Connections give context. Data and other materials should be organized in a manner that emphasizes the links between them. This may refer to different versions of the same file or different files related to the same aim or project.


You should document how you organize your data and other research materials and refer back to and update your documentation often. When thinking through how to organize your files, make sure you also consider how you include all of the related description and documentation (e.g. notes, data dictionaries, metadata).

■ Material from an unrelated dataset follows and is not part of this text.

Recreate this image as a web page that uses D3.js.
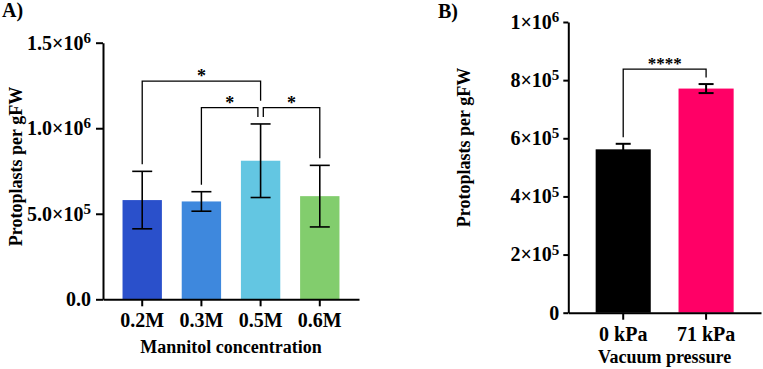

Requirements and how to meet then

There are specific requirements about how certain types of data should be organized. Under most circumstances, data containing sensitive or potentially identifying information should be stored separately from data that does not. However, whenever possible, you should apply the same organizational principles to both.

Things to think about

  • You should document your file naming and structuring schemes. Such documentation may take the form of a data dictionary or ReadMe file and should enable somebody other than you to understand how your research materials are organized.
  • The size and content of your data will determine the degree of flexibility you have about keeping it organized. It is very likely that your organizational scheme will not be perfect. There may be times when you’ll need to rearrange your files.
  • Versioning your data may be a good way to keep it organized, as long as it is done in a consistent and descriptive manner. Data_v2.csv may be informative, Data_NewEdits is less so.
  • These principles (naming, hierarchies, linking, and documentation) also apply within data files. For example, variable names within a file should be consistent and descriptive. You should maintain documentation about what they refer to.